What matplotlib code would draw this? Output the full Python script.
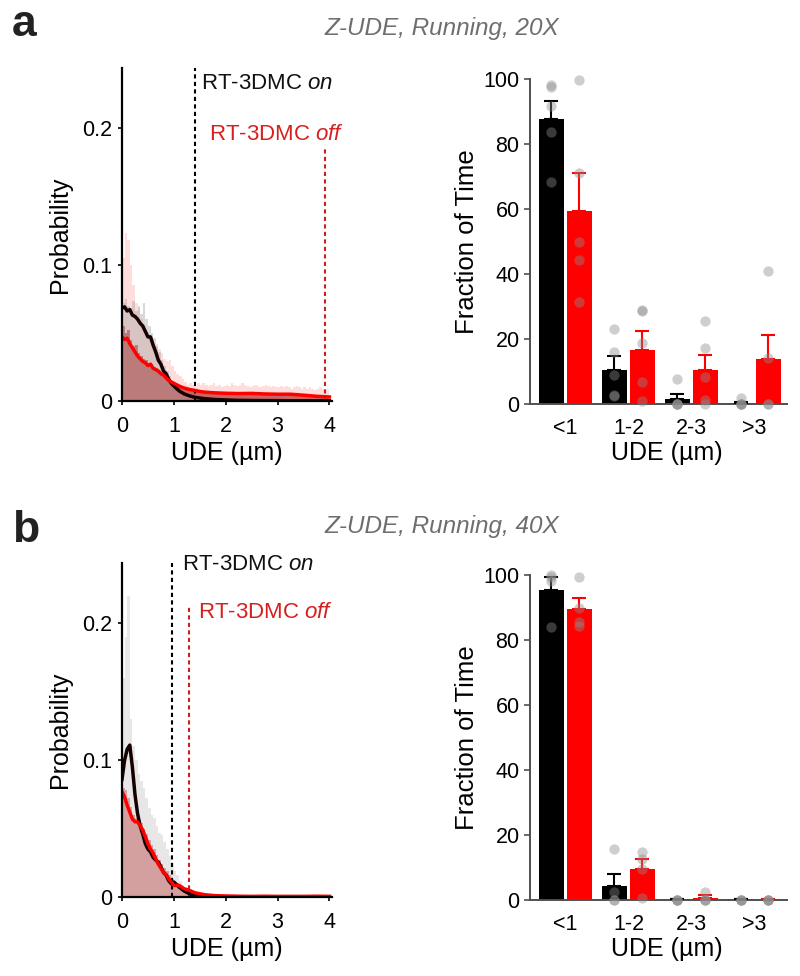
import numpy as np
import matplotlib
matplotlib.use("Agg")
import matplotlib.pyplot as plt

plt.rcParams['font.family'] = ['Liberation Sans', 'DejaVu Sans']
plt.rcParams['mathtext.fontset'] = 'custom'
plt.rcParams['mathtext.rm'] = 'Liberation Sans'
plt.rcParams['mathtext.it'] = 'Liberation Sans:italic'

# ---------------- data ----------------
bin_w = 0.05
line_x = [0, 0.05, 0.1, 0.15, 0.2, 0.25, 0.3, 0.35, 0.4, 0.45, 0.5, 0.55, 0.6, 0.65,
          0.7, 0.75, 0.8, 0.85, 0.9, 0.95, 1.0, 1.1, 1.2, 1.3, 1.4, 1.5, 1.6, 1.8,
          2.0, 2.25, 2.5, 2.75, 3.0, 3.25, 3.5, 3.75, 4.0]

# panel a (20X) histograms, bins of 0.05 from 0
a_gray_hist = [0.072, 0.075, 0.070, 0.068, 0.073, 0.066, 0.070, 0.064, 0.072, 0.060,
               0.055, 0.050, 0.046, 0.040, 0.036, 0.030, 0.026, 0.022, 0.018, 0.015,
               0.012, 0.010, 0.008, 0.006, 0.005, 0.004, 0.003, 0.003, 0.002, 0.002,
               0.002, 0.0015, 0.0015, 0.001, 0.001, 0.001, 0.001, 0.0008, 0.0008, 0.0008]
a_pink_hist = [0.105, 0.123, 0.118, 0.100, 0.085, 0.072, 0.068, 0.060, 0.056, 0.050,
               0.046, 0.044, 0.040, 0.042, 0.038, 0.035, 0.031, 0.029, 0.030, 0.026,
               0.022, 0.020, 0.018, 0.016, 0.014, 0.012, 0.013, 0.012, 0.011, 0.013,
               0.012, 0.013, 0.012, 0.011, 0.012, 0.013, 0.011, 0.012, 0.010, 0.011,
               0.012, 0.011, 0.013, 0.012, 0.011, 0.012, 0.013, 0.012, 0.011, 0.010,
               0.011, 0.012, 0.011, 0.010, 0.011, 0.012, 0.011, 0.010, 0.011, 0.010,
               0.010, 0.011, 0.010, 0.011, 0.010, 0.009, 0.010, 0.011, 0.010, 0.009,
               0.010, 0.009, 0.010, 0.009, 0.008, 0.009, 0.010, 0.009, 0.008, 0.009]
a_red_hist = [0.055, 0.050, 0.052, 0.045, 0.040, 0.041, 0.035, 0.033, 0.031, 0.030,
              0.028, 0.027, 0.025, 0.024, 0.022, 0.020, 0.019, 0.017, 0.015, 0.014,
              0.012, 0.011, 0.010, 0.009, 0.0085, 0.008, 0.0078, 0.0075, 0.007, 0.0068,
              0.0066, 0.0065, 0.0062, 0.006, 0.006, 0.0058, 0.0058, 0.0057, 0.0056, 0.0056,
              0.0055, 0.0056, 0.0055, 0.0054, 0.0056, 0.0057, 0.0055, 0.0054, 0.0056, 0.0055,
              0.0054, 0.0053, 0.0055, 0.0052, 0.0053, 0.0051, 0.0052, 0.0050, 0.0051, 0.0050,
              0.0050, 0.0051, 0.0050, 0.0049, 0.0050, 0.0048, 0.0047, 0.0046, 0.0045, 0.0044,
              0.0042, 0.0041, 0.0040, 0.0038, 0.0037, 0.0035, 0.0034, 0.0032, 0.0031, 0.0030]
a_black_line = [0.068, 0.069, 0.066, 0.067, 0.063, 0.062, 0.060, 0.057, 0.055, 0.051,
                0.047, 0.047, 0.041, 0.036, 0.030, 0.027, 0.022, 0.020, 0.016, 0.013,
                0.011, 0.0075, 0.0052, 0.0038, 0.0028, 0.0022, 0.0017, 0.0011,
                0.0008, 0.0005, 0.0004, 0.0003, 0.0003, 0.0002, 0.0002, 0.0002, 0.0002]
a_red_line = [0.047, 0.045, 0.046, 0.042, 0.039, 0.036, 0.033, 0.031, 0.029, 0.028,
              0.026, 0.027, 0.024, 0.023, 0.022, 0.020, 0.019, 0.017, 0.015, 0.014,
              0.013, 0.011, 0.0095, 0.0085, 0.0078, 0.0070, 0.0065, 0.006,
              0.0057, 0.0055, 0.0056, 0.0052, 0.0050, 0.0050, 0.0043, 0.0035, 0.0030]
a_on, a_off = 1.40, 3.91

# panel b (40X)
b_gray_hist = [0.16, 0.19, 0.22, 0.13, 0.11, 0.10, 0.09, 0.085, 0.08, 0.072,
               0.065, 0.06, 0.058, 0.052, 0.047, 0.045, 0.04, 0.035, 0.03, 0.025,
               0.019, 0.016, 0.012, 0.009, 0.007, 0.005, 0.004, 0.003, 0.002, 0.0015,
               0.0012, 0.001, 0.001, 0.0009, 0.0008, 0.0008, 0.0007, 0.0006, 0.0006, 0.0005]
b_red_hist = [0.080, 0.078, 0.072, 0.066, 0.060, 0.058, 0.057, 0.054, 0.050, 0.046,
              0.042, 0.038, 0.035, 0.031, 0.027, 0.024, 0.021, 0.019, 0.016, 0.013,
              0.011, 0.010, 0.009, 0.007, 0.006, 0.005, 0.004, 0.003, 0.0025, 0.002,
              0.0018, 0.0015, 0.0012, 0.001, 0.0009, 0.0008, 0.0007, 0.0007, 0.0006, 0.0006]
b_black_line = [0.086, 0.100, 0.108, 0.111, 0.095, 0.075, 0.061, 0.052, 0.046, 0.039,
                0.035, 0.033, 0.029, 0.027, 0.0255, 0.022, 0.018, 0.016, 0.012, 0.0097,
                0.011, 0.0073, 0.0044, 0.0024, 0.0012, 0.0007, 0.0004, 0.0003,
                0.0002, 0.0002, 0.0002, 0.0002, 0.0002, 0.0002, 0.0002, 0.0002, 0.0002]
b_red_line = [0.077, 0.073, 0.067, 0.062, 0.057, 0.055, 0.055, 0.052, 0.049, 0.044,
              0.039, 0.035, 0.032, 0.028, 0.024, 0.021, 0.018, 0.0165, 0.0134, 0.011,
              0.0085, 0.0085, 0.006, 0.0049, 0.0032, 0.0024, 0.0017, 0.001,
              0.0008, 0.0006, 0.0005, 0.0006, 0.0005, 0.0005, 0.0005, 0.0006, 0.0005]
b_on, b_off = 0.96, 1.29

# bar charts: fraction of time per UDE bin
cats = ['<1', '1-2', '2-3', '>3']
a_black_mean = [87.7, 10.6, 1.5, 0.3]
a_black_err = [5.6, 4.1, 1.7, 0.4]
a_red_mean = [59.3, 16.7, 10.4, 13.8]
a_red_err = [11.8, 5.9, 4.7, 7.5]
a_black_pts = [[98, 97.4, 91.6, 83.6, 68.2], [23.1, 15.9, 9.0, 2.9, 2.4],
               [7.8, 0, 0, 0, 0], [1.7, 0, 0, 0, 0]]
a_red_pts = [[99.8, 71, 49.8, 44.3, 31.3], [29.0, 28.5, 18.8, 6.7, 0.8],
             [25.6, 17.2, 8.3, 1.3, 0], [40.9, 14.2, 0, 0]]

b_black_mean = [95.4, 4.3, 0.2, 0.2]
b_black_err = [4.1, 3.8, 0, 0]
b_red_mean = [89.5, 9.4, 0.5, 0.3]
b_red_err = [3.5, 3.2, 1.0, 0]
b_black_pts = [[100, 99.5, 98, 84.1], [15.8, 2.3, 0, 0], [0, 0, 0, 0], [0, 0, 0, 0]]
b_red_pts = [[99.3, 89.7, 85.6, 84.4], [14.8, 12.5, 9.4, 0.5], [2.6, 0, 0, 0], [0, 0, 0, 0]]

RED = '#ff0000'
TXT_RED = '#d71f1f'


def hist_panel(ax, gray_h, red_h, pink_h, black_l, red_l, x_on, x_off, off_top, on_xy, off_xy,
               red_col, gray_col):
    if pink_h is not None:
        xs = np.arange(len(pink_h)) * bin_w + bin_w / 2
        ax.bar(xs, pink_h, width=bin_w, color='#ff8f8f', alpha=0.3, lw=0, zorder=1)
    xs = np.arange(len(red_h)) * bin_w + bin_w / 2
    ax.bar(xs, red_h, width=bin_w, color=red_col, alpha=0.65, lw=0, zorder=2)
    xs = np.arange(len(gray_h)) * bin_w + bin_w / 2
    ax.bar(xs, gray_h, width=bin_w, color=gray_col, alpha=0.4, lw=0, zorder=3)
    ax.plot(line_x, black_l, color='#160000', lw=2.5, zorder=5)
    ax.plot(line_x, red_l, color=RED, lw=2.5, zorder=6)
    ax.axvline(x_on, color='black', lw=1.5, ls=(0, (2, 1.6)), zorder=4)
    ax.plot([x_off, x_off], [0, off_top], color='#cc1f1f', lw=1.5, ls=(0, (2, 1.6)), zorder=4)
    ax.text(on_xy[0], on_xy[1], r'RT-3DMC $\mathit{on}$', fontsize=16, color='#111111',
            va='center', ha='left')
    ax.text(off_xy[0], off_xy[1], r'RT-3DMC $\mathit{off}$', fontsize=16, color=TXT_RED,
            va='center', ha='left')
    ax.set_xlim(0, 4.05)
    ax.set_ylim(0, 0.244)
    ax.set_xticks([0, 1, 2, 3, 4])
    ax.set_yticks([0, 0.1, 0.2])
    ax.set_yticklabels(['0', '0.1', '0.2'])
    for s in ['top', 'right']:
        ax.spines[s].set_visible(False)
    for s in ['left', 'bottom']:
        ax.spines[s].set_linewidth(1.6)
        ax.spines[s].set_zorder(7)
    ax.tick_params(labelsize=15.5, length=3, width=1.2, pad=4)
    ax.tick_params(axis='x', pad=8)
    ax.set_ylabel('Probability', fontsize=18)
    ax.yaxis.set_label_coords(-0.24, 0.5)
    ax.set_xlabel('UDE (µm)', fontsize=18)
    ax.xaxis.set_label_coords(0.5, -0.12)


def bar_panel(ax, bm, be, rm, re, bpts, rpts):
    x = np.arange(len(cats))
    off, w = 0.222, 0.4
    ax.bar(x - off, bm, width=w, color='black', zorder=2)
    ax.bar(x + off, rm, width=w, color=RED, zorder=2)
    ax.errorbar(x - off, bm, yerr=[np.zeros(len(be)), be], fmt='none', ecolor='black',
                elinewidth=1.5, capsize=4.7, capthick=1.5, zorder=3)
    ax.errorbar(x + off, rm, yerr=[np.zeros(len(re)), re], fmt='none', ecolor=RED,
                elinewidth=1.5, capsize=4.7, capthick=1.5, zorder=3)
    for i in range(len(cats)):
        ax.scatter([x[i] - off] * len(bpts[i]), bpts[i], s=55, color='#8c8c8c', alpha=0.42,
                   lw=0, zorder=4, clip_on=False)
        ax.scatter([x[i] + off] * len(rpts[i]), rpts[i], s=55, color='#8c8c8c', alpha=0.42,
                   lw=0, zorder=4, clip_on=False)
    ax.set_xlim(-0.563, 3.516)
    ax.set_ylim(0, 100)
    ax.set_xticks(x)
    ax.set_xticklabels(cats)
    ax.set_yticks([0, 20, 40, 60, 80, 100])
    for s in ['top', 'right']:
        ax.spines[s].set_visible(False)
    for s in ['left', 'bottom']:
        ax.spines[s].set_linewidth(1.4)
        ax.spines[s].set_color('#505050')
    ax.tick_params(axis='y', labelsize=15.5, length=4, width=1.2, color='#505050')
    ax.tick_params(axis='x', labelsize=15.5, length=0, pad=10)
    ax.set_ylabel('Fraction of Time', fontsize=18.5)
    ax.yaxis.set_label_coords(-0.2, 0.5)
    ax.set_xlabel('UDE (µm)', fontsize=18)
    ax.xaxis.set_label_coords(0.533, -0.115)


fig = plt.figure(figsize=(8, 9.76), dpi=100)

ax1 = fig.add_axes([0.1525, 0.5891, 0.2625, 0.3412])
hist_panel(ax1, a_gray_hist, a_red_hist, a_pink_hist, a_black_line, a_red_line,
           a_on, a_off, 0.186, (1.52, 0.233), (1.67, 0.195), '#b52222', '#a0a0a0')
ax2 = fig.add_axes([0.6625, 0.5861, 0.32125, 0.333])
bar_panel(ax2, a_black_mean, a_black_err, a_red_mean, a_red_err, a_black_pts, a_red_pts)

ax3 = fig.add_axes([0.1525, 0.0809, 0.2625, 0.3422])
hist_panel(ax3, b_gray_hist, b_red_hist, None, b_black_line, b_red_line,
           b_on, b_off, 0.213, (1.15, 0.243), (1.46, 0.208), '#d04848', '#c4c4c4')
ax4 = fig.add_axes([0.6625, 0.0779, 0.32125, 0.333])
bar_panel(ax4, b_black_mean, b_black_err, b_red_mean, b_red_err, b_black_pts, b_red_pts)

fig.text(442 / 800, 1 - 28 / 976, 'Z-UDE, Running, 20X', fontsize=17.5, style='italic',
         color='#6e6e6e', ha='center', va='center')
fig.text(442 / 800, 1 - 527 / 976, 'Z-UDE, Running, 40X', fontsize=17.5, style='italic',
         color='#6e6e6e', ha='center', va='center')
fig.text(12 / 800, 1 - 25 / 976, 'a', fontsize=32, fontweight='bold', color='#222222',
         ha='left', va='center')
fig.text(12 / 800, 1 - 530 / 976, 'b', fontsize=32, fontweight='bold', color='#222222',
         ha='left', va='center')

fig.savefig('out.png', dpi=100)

Task details: Reproduce the material above exactly, first line through the line that contains "2.0, 2.25, 2.5, 2.75, 3.0, 3.25, 3.5, 3.75, 4.0]", minus the pictures.

Complete output:
What matplotlib code would draw this? Output the full Python script.
import numpy as np
import matplotlib
matplotlib.use("Agg")
import matplotlib.pyplot as plt

plt.rcParams['font.family'] = ['Liberation Sans', 'DejaVu Sans']
plt.rcParams['mathtext.fontset'] = 'custom'
plt.rcParams['mathtext.rm'] = 'Liberation Sans'
plt.rcParams['mathtext.it'] = 'Liberation Sans:italic'

# ---------------- data ----------------
bin_w = 0.05
line_x = [0, 0.05, 0.1, 0.15, 0.2, 0.25, 0.3, 0.35, 0.4, 0.45, 0.5, 0.55, 0.6, 0.65,
          0.7, 0.75, 0.8, 0.85, 0.9, 0.95, 1.0, 1.1, 1.2, 1.3, 1.4, 1.5, 1.6, 1.8,
          2.0, 2.25, 2.5, 2.75, 3.0, 3.25, 3.5, 3.75, 4.0]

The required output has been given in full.